As for the PM's non-answering understudy, Mr. Calandra has pulled this act before. Last year, when the NDP's Charlie Angus asked another simple question – how many lawyers from the Prime Minister's Office were involved in setting up the deal to pay off Senator Mike Duffy's expenses? – Mr. Calandra rose and launched into a lengthy, heavy-handed speech on the virtues of the Conservative Party. Like his Iraq answer, it was a giant non sequitur. It wasn't clever. He didn't even pretend to address the question. And the government benches gave him an ovation.
What will the government do for an encore? Respond to unwelcome questions by reading from the dictionary? That would at least be informative.
To call Mr.
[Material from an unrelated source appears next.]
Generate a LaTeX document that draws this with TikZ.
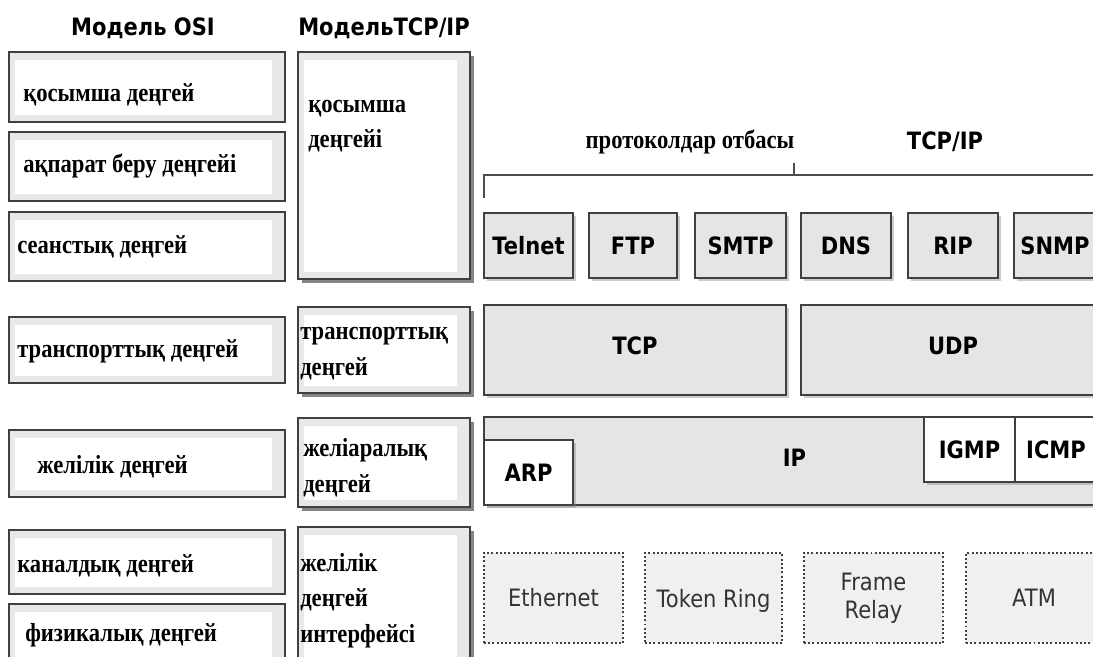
\documentclass[tikz,border=0pt]{standalone}
\usepackage{fontspec}
\setmainfont{Liberation Serif}[FakeStretch=0.87]
\newfontfamily\labfont{DejaVu Sans}[FakeStretch=0.88]
\usetikzlibrary{fit, shadows}

\begin{document}
\begin{tikzpicture}[x=0.025cm, y=-0.025cm,
                osibox/.style={draw=black!75, line width=1.5pt, fill=gray!18, inner sep=0pt,
                               path picture={\fill[white] ([shift={(4pt,-6pt)}]path picture bounding box.north west)
                                   rectangle ([shift={(-9pt,5pt)}]path picture bounding box.south east);}},
                tcpbox/.style={osibox, drop shadow={shadow xshift=3pt, shadow yshift=-3pt, fill=black!80, opacity=0.6}},
                kz/.style={font=\fontsize{18.5}{25}\selectfont\bfseries, anchor=base west, inner sep=0pt, align=left},
                head/.style={font=\labfont\fontsize{17}{20}\selectfont\bfseries, inner sep=0pt},
                lab/.style={font=\labfont\fontsize{17}{20}\selectfont\bfseries, inner sep=0pt, align=center},
                netlab/.style={font=\labfont\fontsize{17}{20}\selectfont, text=black!80, inner sep=0pt, align=center},
                proto/.style={draw=black!75, line width=1.3pt, fill=gray!20, inner sep=0pt,
                              drop shadow={shadow xshift=2pt, shadow yshift=-2pt, fill=black!50, opacity=0.4}},
                plain/.style={proto, fill=white},
                netbox/.style={draw=black!75, line width=1.3pt, dash pattern=on 1.4pt off 1.6pt, fill=gray!12,
                               inner sep=0pt},
                bracket/.style={draw=black!70, line width=0.8pt}]

                \useasboundingbox (0,0) rectangle (1093,657);
                \clip (0,0) rectangle (1093,657);

                % Headers
                \node[head] (osihead) at (143,28) {Модель OSI};
                \node[head] (tcphead) at (384,28) {МодельTCP/IP};

                % OSI model - left column
                \node[osibox, fit={(9,52) (285,122)}] (osi1) {};
                \node[osibox, fit={(9,132) (285,201)}] (osi2) {};
                \node[osibox, fit={(9,212) (285,281)}] (osi3) {};
                \node[osibox, fit={(9,317) (285,383)}] (osi4) {};
                \node[osibox, fit={(9,430) (285,497)}] (osi5) {};
                \node[osibox, fit={(9,530) (285,594)}] (osi6) {};
                \node[osibox, fit={(9,604) (285,680)}] (osi7) {};
                \node[kz] (osit1) at (23,102) {қосымша деңгей};
                \node[kz] (osit2) at (23,172) {ақпарат беру деңгейі};
                \node[kz] (osit3) at (17,253) {сеанстық деңгей};
                \node[kz] (osit4) at (17,357) {транспорттық деңгей};
                \node[kz] (osit5) at (37,473) {желілік деңгей};
                \node[kz] (osit6) at (17,572) {каналдық деңгей};
                \node[kz] (osit7) at (25,641) {физикалық деңгей};

                % TCP/IP model - second column (base = last line)
                \node[tcpbox, fit={(298,52) (470,279)}] (app) {};
                \node[tcpbox, fit={(298,307) (470,393)}] (trans) {};
                \node[tcpbox, fit={(298,418) (470,507)}] (inet) {};
                \node[tcpbox, fit={(298,527) (470,690)}] (link) {};
                \node[kz] (appt) at (308,148) {қосымша\\деңгейі};
                \node[kz] (transt) at (300,375) {транспорттық\\деңгей};
                \node[kz] (inett) at (303,492) {желіаралық\\деңгей};
                \node[kz] (linkt) at (300,642) {желілік\\деңгей\\интерфейсі};

                % Protocol family bracket
                \node[kz, anchor=center] (family) at (690,142) {протоколдар отбасы};
                \node[head] (famtcp) at (945,142) {TCP/IP};
                \coordinate (bl) at (484,198);
                \coordinate (br) at (1100,175);
                \coordinate (bm) at (794,163);
                \draw[bracket] (bl) |- (br);
                \draw[bracket] (bm) -- (bm |- br);

                % Application protocols
                \node[proto, fit={(484,213) (573,278)}, label={[lab]center:Telnet}] (telnet) {};
                \node[proto, fit={(589,213) (677,278)}, label={[lab]center:FTP}] (ftp) {};
                \node[proto, fit={(695,213) (786,278)}, label={[lab]center:SMTP}] (smtp) {};
                \node[proto, fit={(801,213) (891,278)}, label={[lab]center:DNS}] (dns) {};
                \node[proto, fit={(908,213) (998,278)}, label={[lab]center:RIP}] (rip) {};
                \node[proto, fit={(1014,213) (1096,278)}, label={[lab]center:SNMP}] (snmp) {};

                % Transport
                \node[proto, fit={(484,305) (786,395)}, label={[lab, yshift=3pt]center:TCP}] (tcp) {};
                \node[proto, fit={(801,305) (1105,395)}, label={[lab, yshift=3pt]center:UDP}] (udp) {};

                % Internet
                \node[proto, fit={(484,417) (1105,505)}, label={[lab, yshift=2pt]center:IP}] (ip) {};
                \node[plain, fit={(484,440) (573,505)}, label={[lab]center:ARP}] (arp) {};
                \node[plain, fit={(924,417) (1015,482)}, label={[lab]center:IGMP}] (igmp) {};
                \node[plain, fit={(1015,417) (1097,482)}, label={[lab]center:ICMP}] (icmp) {};

                % Network interfaces
                \node[netbox, fit={(484,553) (623,643)}, label={[netlab]center:Ethernet}] (eth) {};
                \node[netbox, fit={(645,553) (782,643)}, label={[netlab, yshift=-2pt]center:Token Ring}] (token) {};
                \node[netbox, fit={(804,553) (943,643)}, label={[netlab]center:Frame\\Relay}] (frame) {};
                \node[netbox, fit={(966,553) (1102,643)}, label={[netlab]center:ATM}] (atm) {};
            \end{tikzpicture}
\end{document}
Calandra a clown is to do a disservice to the ancient profession of painted-face buffoonery. But he is not alone in thinking that what is supposed to be our cornerstone democratic institution should be treated as somewhere between irrelevant and a joke. The other side of the aisle can be guilty, too. This week, an NDP MP showed her own form of disrespect, with extra points awarded for novelty. MP Charmaine Borg, one of the members elected from Quebec in the 2011 Orange Wave, tweeted out that she was launching a new fundraising campaign – and for a mere $50 donation, she promised to read your name in Parliament. For $1,000, she would stand up in the House and say, "Resistance is futile!"
For those not in on the joke, that is the favourite phrase of The Borg, a fictional group of cyborg aliens from the TV show Star Trek: The Next Generation. The aliens have the same name as Ms. Borg, which we get is really, like, totally hilarious when you're playing beer pong with your buddies, but possibly a tiny bit less appropriate for highest elected body in the land. We also get that it might be an easy fundraising tool to let MPs sell parliamentary time, and problematic for that reason. (How much could an MP charge to put someone's name on the House of Commons Jumbo-Tron? Wait, they don't have one of those yet?)
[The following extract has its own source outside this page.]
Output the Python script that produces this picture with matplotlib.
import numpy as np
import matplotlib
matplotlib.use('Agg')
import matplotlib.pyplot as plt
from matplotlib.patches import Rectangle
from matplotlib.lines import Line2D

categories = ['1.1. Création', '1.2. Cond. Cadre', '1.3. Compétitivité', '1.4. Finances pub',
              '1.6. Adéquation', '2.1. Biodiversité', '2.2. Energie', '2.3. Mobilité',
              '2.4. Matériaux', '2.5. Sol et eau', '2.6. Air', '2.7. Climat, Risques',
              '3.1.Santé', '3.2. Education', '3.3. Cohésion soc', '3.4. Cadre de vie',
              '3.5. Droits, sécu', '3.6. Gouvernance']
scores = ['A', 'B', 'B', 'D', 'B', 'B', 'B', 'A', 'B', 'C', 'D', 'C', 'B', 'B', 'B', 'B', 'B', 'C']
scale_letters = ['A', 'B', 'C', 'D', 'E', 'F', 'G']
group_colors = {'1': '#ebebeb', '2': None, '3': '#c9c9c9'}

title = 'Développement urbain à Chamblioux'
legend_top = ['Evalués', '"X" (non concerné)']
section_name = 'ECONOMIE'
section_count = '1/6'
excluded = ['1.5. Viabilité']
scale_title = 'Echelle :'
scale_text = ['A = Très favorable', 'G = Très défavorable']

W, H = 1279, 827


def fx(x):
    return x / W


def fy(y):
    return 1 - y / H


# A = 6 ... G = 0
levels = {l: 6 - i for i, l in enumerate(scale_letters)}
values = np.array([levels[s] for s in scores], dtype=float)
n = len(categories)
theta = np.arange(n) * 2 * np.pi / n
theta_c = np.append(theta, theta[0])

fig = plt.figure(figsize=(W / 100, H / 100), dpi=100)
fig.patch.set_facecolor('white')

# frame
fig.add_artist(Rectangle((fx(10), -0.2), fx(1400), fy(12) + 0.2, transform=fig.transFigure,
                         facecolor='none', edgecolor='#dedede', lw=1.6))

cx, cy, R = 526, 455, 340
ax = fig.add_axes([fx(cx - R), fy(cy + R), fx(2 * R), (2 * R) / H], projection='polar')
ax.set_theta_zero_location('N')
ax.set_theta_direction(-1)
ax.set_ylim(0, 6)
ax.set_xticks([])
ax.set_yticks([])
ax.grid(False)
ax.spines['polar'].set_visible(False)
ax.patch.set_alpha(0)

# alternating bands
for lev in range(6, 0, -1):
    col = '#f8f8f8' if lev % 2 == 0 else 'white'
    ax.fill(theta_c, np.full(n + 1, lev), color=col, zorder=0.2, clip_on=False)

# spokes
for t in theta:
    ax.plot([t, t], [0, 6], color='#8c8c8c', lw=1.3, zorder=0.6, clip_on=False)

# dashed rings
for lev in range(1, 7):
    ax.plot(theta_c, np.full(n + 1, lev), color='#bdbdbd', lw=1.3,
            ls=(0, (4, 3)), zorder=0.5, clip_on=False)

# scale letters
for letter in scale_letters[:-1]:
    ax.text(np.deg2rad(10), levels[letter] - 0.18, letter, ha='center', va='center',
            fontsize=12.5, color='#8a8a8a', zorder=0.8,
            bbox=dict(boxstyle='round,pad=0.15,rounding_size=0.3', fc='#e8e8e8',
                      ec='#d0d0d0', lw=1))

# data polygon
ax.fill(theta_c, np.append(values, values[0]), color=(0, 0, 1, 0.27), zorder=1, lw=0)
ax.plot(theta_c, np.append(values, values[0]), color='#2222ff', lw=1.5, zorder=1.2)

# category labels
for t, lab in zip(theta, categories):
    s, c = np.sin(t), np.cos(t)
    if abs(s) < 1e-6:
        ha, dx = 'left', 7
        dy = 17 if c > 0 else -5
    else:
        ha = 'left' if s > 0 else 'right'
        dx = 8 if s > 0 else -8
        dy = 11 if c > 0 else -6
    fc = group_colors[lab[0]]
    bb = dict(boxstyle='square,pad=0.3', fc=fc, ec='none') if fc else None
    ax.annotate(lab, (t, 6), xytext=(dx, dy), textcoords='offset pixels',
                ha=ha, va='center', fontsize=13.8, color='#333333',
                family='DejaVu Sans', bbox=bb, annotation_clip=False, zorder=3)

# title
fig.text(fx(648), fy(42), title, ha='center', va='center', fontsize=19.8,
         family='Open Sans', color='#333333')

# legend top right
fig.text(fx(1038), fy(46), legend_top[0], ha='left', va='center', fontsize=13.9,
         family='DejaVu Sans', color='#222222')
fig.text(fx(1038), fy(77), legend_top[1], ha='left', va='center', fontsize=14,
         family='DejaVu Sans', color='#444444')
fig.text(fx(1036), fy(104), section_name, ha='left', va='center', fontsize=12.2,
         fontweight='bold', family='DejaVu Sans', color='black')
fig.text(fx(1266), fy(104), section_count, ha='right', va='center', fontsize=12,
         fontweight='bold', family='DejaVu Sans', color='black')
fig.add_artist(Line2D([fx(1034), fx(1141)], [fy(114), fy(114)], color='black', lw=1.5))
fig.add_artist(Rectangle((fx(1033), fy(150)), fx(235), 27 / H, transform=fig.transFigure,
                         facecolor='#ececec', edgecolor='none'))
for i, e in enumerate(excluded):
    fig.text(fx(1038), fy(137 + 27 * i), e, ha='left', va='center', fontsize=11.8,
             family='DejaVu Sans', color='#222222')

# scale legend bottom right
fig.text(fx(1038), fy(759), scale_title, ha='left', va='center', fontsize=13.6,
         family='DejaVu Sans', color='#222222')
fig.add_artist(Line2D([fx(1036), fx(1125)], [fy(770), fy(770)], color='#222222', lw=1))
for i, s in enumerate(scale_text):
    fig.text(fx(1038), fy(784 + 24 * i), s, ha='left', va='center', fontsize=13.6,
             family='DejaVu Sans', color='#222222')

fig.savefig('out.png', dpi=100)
To Ms. Borg's credit, when she was criticized for her fundraising antics, she immediately admitted her mistake, pulled the offending words and apologized. To Mr. Calandra's discredit, he has done no such thing.
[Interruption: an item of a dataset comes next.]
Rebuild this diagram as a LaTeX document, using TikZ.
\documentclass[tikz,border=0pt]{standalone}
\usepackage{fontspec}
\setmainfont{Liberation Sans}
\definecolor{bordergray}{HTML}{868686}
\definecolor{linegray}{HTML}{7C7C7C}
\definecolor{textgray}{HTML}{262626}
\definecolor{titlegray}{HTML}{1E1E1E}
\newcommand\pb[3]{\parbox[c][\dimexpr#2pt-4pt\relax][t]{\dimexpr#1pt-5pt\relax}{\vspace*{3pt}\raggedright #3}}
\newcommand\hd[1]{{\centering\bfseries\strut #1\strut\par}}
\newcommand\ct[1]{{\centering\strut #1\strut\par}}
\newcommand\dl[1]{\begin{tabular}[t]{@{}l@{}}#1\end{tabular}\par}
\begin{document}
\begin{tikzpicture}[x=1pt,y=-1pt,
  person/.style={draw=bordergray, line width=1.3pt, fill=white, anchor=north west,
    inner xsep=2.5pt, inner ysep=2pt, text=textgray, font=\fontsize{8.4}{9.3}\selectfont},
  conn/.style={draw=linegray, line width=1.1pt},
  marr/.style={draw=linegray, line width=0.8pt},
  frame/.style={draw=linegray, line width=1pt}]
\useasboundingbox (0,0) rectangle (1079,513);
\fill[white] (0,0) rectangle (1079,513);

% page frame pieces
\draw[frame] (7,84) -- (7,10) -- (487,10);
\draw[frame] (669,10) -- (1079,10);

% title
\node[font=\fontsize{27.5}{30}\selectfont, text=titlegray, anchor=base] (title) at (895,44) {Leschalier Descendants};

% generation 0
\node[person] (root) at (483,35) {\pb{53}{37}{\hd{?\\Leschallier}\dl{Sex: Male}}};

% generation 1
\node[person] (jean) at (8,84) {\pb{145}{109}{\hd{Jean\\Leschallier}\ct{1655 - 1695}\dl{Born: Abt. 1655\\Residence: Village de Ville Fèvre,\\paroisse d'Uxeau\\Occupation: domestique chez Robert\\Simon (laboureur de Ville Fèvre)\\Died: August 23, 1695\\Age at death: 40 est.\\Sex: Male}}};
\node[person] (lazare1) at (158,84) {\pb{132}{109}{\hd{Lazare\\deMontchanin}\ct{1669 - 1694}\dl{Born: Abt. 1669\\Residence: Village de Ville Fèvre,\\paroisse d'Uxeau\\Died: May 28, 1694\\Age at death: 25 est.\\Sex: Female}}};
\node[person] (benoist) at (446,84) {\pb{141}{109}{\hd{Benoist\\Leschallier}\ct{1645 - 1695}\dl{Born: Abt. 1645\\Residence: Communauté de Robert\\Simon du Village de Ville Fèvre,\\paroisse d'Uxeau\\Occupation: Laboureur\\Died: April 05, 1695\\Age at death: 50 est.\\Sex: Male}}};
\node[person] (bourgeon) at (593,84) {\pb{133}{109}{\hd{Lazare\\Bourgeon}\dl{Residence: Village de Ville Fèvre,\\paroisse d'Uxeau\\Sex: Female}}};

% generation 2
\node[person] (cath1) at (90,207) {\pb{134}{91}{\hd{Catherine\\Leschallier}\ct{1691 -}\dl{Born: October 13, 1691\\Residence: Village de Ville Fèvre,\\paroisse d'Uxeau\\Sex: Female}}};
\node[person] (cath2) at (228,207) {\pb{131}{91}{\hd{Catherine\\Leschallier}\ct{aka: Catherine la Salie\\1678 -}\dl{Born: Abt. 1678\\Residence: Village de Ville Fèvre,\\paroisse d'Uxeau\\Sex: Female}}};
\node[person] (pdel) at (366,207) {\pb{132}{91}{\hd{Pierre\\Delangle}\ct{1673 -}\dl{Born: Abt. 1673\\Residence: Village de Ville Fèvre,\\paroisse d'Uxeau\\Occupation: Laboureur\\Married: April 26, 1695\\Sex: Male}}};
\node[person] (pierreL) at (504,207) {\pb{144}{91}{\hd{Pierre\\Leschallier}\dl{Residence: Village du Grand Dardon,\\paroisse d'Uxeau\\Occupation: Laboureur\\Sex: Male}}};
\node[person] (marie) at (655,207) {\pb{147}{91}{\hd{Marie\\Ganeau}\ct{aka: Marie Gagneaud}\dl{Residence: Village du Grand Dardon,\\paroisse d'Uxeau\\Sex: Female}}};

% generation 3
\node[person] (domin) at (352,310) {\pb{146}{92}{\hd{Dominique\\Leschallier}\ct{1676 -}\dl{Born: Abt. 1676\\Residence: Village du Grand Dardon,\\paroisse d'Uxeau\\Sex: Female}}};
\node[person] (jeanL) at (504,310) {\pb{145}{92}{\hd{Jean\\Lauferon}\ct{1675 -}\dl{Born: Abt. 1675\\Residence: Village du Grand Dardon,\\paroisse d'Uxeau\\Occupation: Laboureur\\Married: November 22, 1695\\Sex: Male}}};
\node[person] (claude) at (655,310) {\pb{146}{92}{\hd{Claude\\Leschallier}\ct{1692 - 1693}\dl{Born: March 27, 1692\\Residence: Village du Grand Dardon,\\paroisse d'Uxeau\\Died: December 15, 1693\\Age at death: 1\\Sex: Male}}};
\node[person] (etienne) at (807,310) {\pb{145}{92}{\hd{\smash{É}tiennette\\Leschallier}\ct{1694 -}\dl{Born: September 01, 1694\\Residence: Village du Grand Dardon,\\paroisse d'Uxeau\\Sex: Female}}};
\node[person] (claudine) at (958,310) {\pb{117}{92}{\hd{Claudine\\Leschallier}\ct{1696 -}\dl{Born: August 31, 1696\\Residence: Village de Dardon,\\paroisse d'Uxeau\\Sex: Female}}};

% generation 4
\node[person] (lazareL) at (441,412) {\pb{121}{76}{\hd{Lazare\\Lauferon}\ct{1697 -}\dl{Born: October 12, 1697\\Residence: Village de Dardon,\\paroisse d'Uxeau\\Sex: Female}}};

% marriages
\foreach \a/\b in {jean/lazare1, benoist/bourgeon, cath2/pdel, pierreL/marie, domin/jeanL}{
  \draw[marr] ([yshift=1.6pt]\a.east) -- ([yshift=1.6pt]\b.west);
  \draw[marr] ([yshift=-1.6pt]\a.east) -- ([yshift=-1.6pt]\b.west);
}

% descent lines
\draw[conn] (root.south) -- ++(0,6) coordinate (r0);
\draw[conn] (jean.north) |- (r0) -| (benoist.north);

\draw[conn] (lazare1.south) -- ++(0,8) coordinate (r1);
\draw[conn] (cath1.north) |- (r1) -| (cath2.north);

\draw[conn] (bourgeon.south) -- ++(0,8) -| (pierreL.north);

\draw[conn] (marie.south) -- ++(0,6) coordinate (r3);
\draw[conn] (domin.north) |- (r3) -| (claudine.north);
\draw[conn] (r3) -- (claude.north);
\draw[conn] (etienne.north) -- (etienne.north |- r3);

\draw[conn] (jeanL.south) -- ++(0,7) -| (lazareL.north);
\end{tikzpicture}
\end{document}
And the day after Mr. Calandra mocked questions with un-answers, Mr. Harper himself essentially answered the original question. Only he didn't do it in the House of Commons. He wasn't in Ottawa; he wasn't even in Canada. In front of a New York City business audience, Mr. Harper said the government is considering expanding Canada's involvement in the offensive against the Islamic State. It's bad enough that the government doesn't think it needs a vote on this in Parliament. Now Parliament has to learn about government policy by tuning into a press conference in a foreign country?
What's more, on Thursday a U.S. military spokesperson told Global News that Canada had recently approached the U.S. about what more we might be able to do in Iraq – whereas on Wednesday, Mr. Harper was telling the New York audience the opposite, that it was the U.S. that had requested help from Canada. Could we have some straight answers please – in Parliament?